So you have an interview with Descartes Labs?

I wrote all the following in fall 2018 (?) right after my final interview. But I couldn’t post any of these job search posts until the sensitivity of the matter had receded somewhat. Descartes Lab is some sort of company that uses GIS and maps to solve problems for other businesses. If I remember correctly.

******

They are very exclusive. So be on your best behavior when you deal with them.

I sent my resume in and heard back the very next day that they wanted an interview. But they have a four-step interview process.

Step 1

First, they a thirty minute phone interview to their general, first-pass hiring scout, to see if you make the lowest cut. I honestly don’t really see the point, looking back. Pretty much, they were just going back over your resume, which they’ve already seen. Mine didn’t take the full thirty minutes allotted, maybe 23 minutes.

Step 2

If you impress that person enough – and I don’t see how you couldn’t, given they’ve already selected you to speak with based on your resume – you then move on to a full hour phone interview. You’re supposed to hear back within a week if you will proceed. But I didn’t hear back for like two weeks, so then I emailed them. “Oh, we’re a little delayed because we have so many applicants!” I finally heard after one more week.

The second phone interview is with a Descartes employee who is working at a job similar to what you’re interviewing for. I was interviewing to be a satellite data analyst, so that’s what the guy I talked to did all day.

To set up this interview, a whole other “human resources” person starts emailing you, separate from the human resources person who handled your first interview. Is all that personnel really necessary? Seems like overkill.

I thought my hour-long interview went really well. It actually only lasted for 50 minutes or so, and it seemed to go fast. First, we spent about 10 minutes – yet again! – talking about my resume. Okay…

Then, he asked me what they referred to as “high-level reasoning questions and problem solving.” Except they weren’t all that high-level, and as it so happened, the first set of questions were directly related to my Ph.D. research. The second set of questions was directly related to my master’s research. I thought I had it all in the bag.

The Ph.D.-related questions were about satellites and water. The question was: if you’re trying to study lakes and dams in a cloudy area, where the lakes will often be hidden from satellites, what can you do? The answer is: use radar satellites.
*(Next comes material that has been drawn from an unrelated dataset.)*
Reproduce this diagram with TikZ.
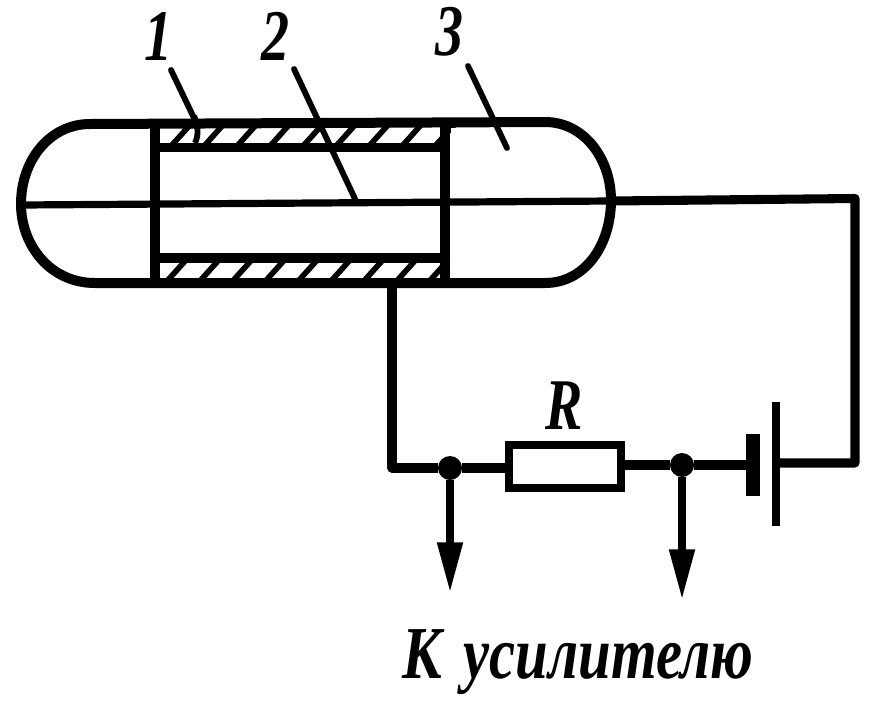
\documentclass[tikz,border=0pt]{standalone}
\usepackage{fontspec}
\setmainfont{Liberation Serif}
\usetikzlibrary{arrows.meta}
\tikzset{
  body/.style={line width=7.5pt,line cap=butt,line join=miter},
  wire/.style={line width=6.8pt,line join=round},
  hatch/.style={line width=4.2pt},
  leader/.style={line width=4.4pt,line cap=round},
  dotnode/.style={circle,fill=black,inner sep=0pt,minimum size=18pt},
  res/.style={draw,line width=6pt,fill=white,minimum width=84pt,minimum height=32pt,inner sep=0pt},
  digit/.style={font=\fontsize{42pt}{42pt}\bfseries\itshape,xscale=1,yscale=1.3,transform shape,inner sep=0pt},
  capt/.style={font=\fontsize{40pt}{40pt}\bfseries\itshape,xscale=1.1,yscale=1.4,transform shape,inner sep=0pt},
  tap/.style={line width=6pt,-{Triangle[length=38pt,width=18pt]}}
}
\begin{document}
\begin{tikzpicture}[x=0.75pt,y=-0.75pt]
\useasboundingbox (0,0) rectangle (880,700);
% hatching
\foreach \k in {0,...,8}{
  \draw[hatch] ({172+33*\k},145) -- ({190+33*\k},125);
  \draw[hatch] ({168+32.8*\k},280) -- ({186+32.8*\k},260);
}
\fill[white] (161,152) rectangle (440,253);
\fill[white] (120,100) rectangle (151,128);
\fill[white] (120,279) rectangle (151,262);
\fill[white] (451,128) rectangle (480,150);
\fill[white] (451,278) rectangle (480,258);
% envelope
\draw[body] (90,124) -- (545,122)
  .. controls (585,122) and (611,160) .. (611,200)
  .. controls (611,245) and (585,283) .. (545,283)
  -- (95,283)
  .. controls (50,283) and (21,245) .. (21,204)
  .. controls (21,160) and (50,124) .. (90,124) -- cycle;
% tube
\draw[body] (155,124) -- (155,283);
\draw[body] (445,122) -- (445,283);
\draw[line width=6.8pt] (155,147.5) -- (445,147.5);
\draw[line width=6.8pt] (155,258) -- (445,258);
% axis
\draw[line width=5.4pt] (21,205) -- (611,201);
% leaders
\draw[leader] (171,70) -- (194,118);
\draw[leader,line cap=butt] (194,116) .. controls (198,125) and (199,135) .. (195,143);
\draw[leader] (294,69) -- (356,201);
\draw[leader] (468,66) -- (507,148);
% circuit
\node[res] (r) at (565,466.5) {};
\node[dotnode] (d1) at (450,468) {};
\node[dotnode] (d2) at (682,465) {};
\coordinate (tube) at (392,283);
\coordinate (corner1) at (392,468);
\coordinate (out) at (611,201);
\coordinate (corner2) at (855,198.5);
\coordinate (corner3) at (855,463);
\coordinate (bat1) at (753,465);
\coordinate (bat2) at (776,463);
\coordinate (a1) at (450,593);
\coordinate (a2) at (682,600);
\draw[wire] (tube) -- (corner1) -- (d1) -- (r.west |- d1);
\draw[wire] (r.east |- d2) -- (d2) -- (bat1);
\draw[wire] (out) -- (corner2) -- (corner3) -- (bat2);
\fill (746,434) rectangle (760,496);
\fill (772,402) rectangle (780,526);
\draw[tap] (d1) -- (a1);
\draw[tap] (d2) -- (a2);
% labels
\node[digit] (l1) at (158,36) {1};
\node[digit] (l2) at (275,36) {2};
\node[digit] (l3) at (449,32) {3};
\node[digit] (lr) at (564,406) {R};
\node[capt,anchor=base] (lk) at (578,678) {К\hspace{0.12em} усилителю};
\end{tikzpicture}
\end{document}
At first, my brain felt a little stunned at the sheer audacity of being asked a question and having to answer on demand, but then it came to me … after all, my second Ph.D. paper was literally based around those techniques!

There was a follow-up question that revolved around … what if you also have discharge gauges upstream and downstream of the dam, how would you use those? Well, in my Ph.D. work, I also mixed discharge data with data gathered from satellites, so my mind is used to thinking along those lines. I thought I gave a decent answer.

The master’s-related questions had to do with: what if an insurance company asks you to create a map of which properties in a city are most likely to be flooded. And they want you to figure it out based on areas that flooded in the past. Well, it struck me all of a sudden you’d want to use a spatial correlation. Yes, indeed, that was what my master’s work was about. My interviewer, at this point, while I enthusiastically waxed on and on about spatial correlations and autocorrelations and digital elevation maps, went a little silent. Did I say something wrong? I have no idea. All I know is that he had the sound of a bratty frat guy, and my conclusion was that he was miffed that a woman was answering the questions correctly. Like, how dare you? I like that conclusion better than me having said something wrong.

Any case, he got over that tongue-tied stage and ended the interview with a lot of “great, great,” “awesome,” etc etc, and then his final overture was to tell me how at the Santa Fe office, they get free and amazing lunches cooked in the company kitchen every single day! Yes, honey, your tech-bro-ness is showing.

And that was that. Like a week later, I got a super-prissy email from them, and this was the subject line:

“Thanks for your interest in Descartes Labs, Mejs”

That pretty much said it all. First of all, when you’re rejecting me, be kind enough not to appropriate my name into your fake-chummy email subject. Second, they decided to tell me in the email that “we’d like to keep your resume on file as our team continues to grow.” Oh, if I stacked up the number of times they told me they would “keep my resume on file,” the stack would reach the moon. First of all, honey, I only made it to stage 2 of your 4 interview stages. Do you really expect me to believe that you’re going to leave my resume on file or ever consider it again, stacked against all the people who made it to stage 3 and stage 4? No, I don’t believe it!

Which brings me now to …

Step 3

In a hypothetical stage 3, you have to take a test online to show you know the Python programming language really well. Well, at least I don’t have to study up and refresh myself now!

Step 4 –

You’re finally considered illustrious enough to merit an on-site interview. They fly you out to Santa Fe, I suppose, and I daresay you’ll get to try to their “oh my God, it’s so good” tech-bro free lunches while you’re there.